Malgré la raison se propageant en France, la peur de
la sorcellerie est encore présente comme on peut le justifier lorsque Diderot
aborde le pacte que les enfants de Voltaire ont fait : « Les enfants de (…) Voltaire, firent
alors entre eux une association par écrit, & se promirent un secours mutuel
contre ceux qui voudroient les faire périr par le secours de la
sorcellerie. » La menace est alimentée par les frustrations et
superstitions des personnes. Les accusations de sorcellerie sont fréquentes et
courantes. Cette opération magique
devient presque l’excuse ou la cause du bonheur des autres comme nous le montre
Diderot lorsqu’il évoque l’histoire de l’esclave affranchi de l’ancienne Rome
qui obtient une petite terre fertile que son maitre lui avait laissé. En
quelques mots, l’esclave affranchi avait attiré sur lui l’envie de ses voisins
qui l’avaient accusé de sorcellerie. L’esclave avait alors été condamné et tué
à tord. De par cette histoire raconté par Diderot, nous pourrions rajouter que
les accusations de sorcellerie sont apportées par rapport au rang social de la
personne menaçante ; aujourd’hui ce serait un acte de discrimination. Les
victimes ou menacés de sorcellerie sont le plus souvent des rois, duchesses ou
même prêtres, ce qui prouve alors la, supposée, jalousie de l’accusé. De plus,
Diderot évoque un philosophe du XVII siècle a qui une question a été posé sur
l’importance des sorciers dans le nord et la Peyrere répondit : parce que le bien de tous ces prétendus
sorciers que l’on fait mourir, est en partie confisqué au profit des juges.
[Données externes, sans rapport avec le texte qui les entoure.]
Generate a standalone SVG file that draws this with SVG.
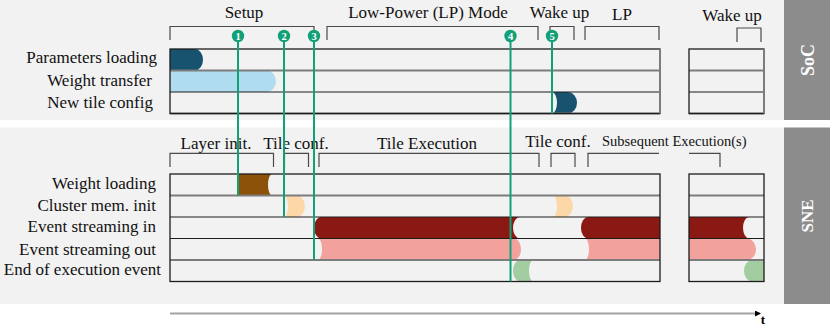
<svg xmlns="http://www.w3.org/2000/svg" width="830" height="326" viewBox="0 0 830 326">
<defs>
<style>
.lbl{font-family:"Liberation Serif","Times New Roman",serif;font-size:17px;fill:#111}
.mid{text-anchor:middle}
.end{text-anchor:end}
.br{fill:none;stroke:#4a4a4a;stroke-width:1.2}
.box{fill:none;stroke:#1c1c1c;stroke-width:1.3}
.bl{stroke:#1c1c1c;stroke-width:1.2}
.gl{stroke:#7c7c7c;stroke-width:2}
.mk{stroke:#12a078;stroke-width:2;fill:none}
.mc{fill:#12a078}
.mn{font-family:"Liberation Serif","Times New Roman",serif;font-weight:bold;font-size:10.5px;fill:#fff;text-anchor:middle}
.side{fill:#8c8c8c}
.sidet{font-family:"Liberation Serif","Times New Roman",serif;font-weight:bold;font-size:18px;fill:#fff;text-anchor:middle}
.dblue{fill:#17526f}
.lblue{fill:#afdcef}
.brown{fill:#8c5209}
.peach{fill:#fcd8a9}
.dred{fill:#8a1914}
.pink{fill:#f2a19d}
.green{fill:#a2cda0}
</style>
<marker id="arr" markerWidth="6" markerHeight="6" refX="5" refY="3" orient="auto" markerUnits="userSpaceOnUse">
<path d="M0,0 L6,3 L0,6 Z" fill="#000"/>
</marker>
</defs>
<rect x="0" y="0" width="830" height="326" fill="#ffffff"/>
<g id="panel-soc">
<rect x="0" y="0" width="784" height="120" fill="#f2f2f2"/>
<rect class="side" x="784" y="0" width="46" height="120"/>
<text class="sidet" transform="translate(814,60) rotate(-90)">SoC</text>
</g>
<g id="panel-sne">
<rect x="0" y="127.5" width="784" height="176.5" fill="#f2f2f2"/>
<rect class="side" x="784" y="127.5" width="46" height="176.5"/>
<text class="sidet" transform="translate(813,216) rotate(-90)" style="font-size:17px">SNE</text>
</g>
<g id="phases-soc">
<path class="br" d="M170,40 V26.5 H314 V40"/>
<text class="lbl mid" x="244" y="18">Setup</text>
<path class="br" d="M327,40 V26.5 H538 V40"/>
<text class="lbl mid" x="428" y="18">Low-Power (LP) Mode</text>
<path class="br" d="M550,40 V26.5 H574 V40"/>
<text class="lbl mid" x="559.5" y="18">Wake up</text>
<path class="br" d="M585,40 V26.5 H659 V40"/>
<text class="lbl mid" x="622" y="20">LP</text>
<path class="br" d="M737,42 V28 H761 V42"/>
<text class="lbl mid" x="732" y="20.5">Wake up</text>
</g>
<g id="phases-sne">
<path class="br" d="M170,167 V153.3 H273.5 V167"/>
<text class="lbl mid" x="216" y="149">Layer init.</text>
<path class="br" d="M284.5,167 V153.3 H308.5 V167"/>
<text class="lbl mid" x="296" y="149">Tile conf.</text>
<path class="br" d="M319,167 V153.3 H539 V167"/>
<text class="lbl mid" x="427" y="149">Tile Execution</text>
<path class="br" d="M551,167 V153.3 H575 V167"/>
<text class="lbl mid" x="558" y="147">Tile conf.</text>
<path class="br" d="M588,167 V153.3 H659"/>
<text class="lbl" x="602" y="145.5" style="font-size:14.5px">Subsequent Execution(s)</text>
<path class="br" d="M689,153.3 H720 V167"/>
</g>
<g id="row-labels">
<text class="lbl end" x="157" y="63">Parameters loading</text>
<text class="lbl end" x="152" y="86">Weight transfer</text>
<text class="lbl end" x="153" y="108">New tile config</text>
<text class="lbl end" x="156" y="189">Weight loading</text>
<text class="lbl end" x="156" y="210.5">Cluster mem. init</text>
<text class="lbl end" x="156" y="231.5">Event streaming in</text>
<text class="lbl end" x="156" y="254.5">Event streaming out</text>
<text class="lbl end" x="161" y="275">End of execution event</text>
</g>
<g id="soc-bars">
<path class="dblue" d="M170,49 H195 A8,10.75 0 0 1 195,70.5 H170 Z"/>
<path class="lblue" d="M170,70.5 H267 A9,10.75 0 0 1 267,92 H170 Z"/>
<path class="dblue" d="M552,92 H568 A9,10.75 0 0 1 568,113.5 H552 A5,10.75 0 0 0 552,92 Z"/>
</g>
<g id="sne-bars">
<path class="brown" d="M238,174 H272 A4,10.75 0 0 0 272,195.5 H238 Z"/>
<path class="peach" d="M284,195.5 H297 A8,10.75 0 0 1 297,217 H284 A4,10.75 0 0 0 284,195.5 Z"/>
<path class="peach" d="M553,195.5 H565 A8,10.75 0 0 1 565,217 H553 A4,10.75 0 0 0 553,195.5 Z"/>
<path class="dred" d="M321,217 H520 A7,10.75 0 0 0 520,238.5 H321 A7,10.75 0 0 1 321,217 Z"/>
<path class="dred" d="M660,217 H588 A7,10.75 0 0 0 588,238.5 H660 Z"/>
<path class="pink" d="M318,238.5 H514 A7,10.75 0 0 1 514,260 H318 A4,10.75 0 0 0 318,238.5 Z"/>
<path class="pink" d="M585,238.5 H660 V260 H585 A4,10.75 0 0 0 585,238.5 Z"/>
<path class="green" d="M520,260 H533 A4,10.75 0 0 0 533,281.5 H520 A7,10.75 0 0 1 520,260 Z"/>
<path class="dred" d="M689,217 H749 A6,10.75 0 0 0 749,238.5 H689 Z"/>
<path class="pink" d="M689,238.5 H747 A9,10.75 0 0 1 747,260 H689 Z"/>
<path class="green" d="M764,260 H752 A8,10.75 0 0 0 752,281.5 H764 Z"/>
</g>
<g id="soc-grid">
<line class="gl" x1="170" y1="70.5" x2="660" y2="70.5"/>
<line class="gl" x1="170" y1="113.5" x2="660" y2="113.5"/>
<line class="bl" x1="170" y1="92" x2="660" y2="92"/>
<rect class="box" x="170" y="49" width="490" height="64.5"/>
<line class="gl" x1="660" y1="49" x2="660" y2="113.5"/>
<line class="gl" x1="689" y1="70.5" x2="764" y2="70.5"/>
<line class="gl" x1="689" y1="113.5" x2="764" y2="113.5"/>
<line class="bl" x1="689" y1="92" x2="764" y2="92"/>
<rect class="box" x="689" y="49" width="75" height="64.5"/>
<line class="gl" x1="764" y1="49" x2="764" y2="113.5"/>
</g>
<g id="sne-grid">
<line class="gl" x1="170" y1="195.5" x2="660" y2="195.5"/>
<line class="bl" x1="170" y1="217" x2="660" y2="217"/>
<line class="bl" x1="170" y1="238.5" x2="660" y2="238.5"/>
<line class="gl" x1="170" y1="260" x2="660" y2="260"/>
<rect class="box" x="170" y="174" width="490" height="107.5"/>
<line class="gl" x1="689" y1="195.5" x2="764" y2="195.5"/>
<line class="bl" x1="689" y1="217" x2="764" y2="217"/>
<line class="bl" x1="689" y1="238.5" x2="764" y2="238.5"/>
<line class="gl" x1="689" y1="260" x2="764" y2="260"/>
<rect class="box" x="689" y="174" width="75" height="107.5"/>
</g>
<g id="connectors">
<line class="mk" x1="238" y1="36" x2="238" y2="195.5"/>
<line class="mk" x1="284" y1="36" x2="284" y2="217"/>
<line class="mk" x1="314" y1="36" x2="314" y2="260"/>
<line class="mk" x1="510.5" y1="36" x2="510.5" y2="281.5"/>
<line class="mk" x1="552" y1="36" x2="552" y2="113.5"/>
<line x1="170" y1="313.5" x2="760" y2="313.5" stroke="#a3a3a3" stroke-width="2" marker-end="url(#arr)"/>
</g>
<g id="marker-1"><circle class="mc" cx="238" cy="36" r="6.2"/><text class="mn" x="238" y="39.8">1</text></g>
<g id="marker-2"><circle class="mc" cx="284" cy="36" r="6.2"/><text class="mn" x="284" y="39.8">2</text></g>
<g id="marker-3"><circle class="mc" cx="314" cy="36" r="6.2"/><text class="mn" x="314" y="39.8">3</text></g>
<g id="marker-4"><circle class="mc" cx="510.5" cy="36" r="6.2"/><text class="mn" x="510.5" y="39.8">4</text></g>
<g id="marker-5"><circle class="mc" cx="552" cy="36" r="6.2"/><text class="mn" x="552" y="39.8">5</text></g>
<g id="axis-label"><text x="763" y="323.5" style="font-family:'Liberation Serif','Times New Roman',serif;font-weight:bold;font-size:13px;fill:#000;text-anchor:middle">t</text></g>
</svg>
On pourrait traduire cela comme le fait que les juges avaient en leur nom un
simple pouvoir et une raison qui faisait que les personnes voyaient forcément
les sorciers, accusés à tord ou non, comme des personnes faibles et à tuer. Ce
même pouvoir est prouvé dans l’histoire du romain qui fut tué à tord : « Les suffrages ne furent point
partagés ; il fut d’une commune voix »
Diderot émet aussi le fait que le magicien n’est pas
perçu de la même manière que le sorcier. Le magicien peut guérir tandis que le
sorcier est une menace. On peut mettre en parallèle la magie noir et blanche.
Diderot prône la raison avec cette définition par des
mots bruts en parlant de la sorcellerie et aborde l’importance qu’avait le rang
social de l’accusé ainsi que du pouvoir imminent des juges.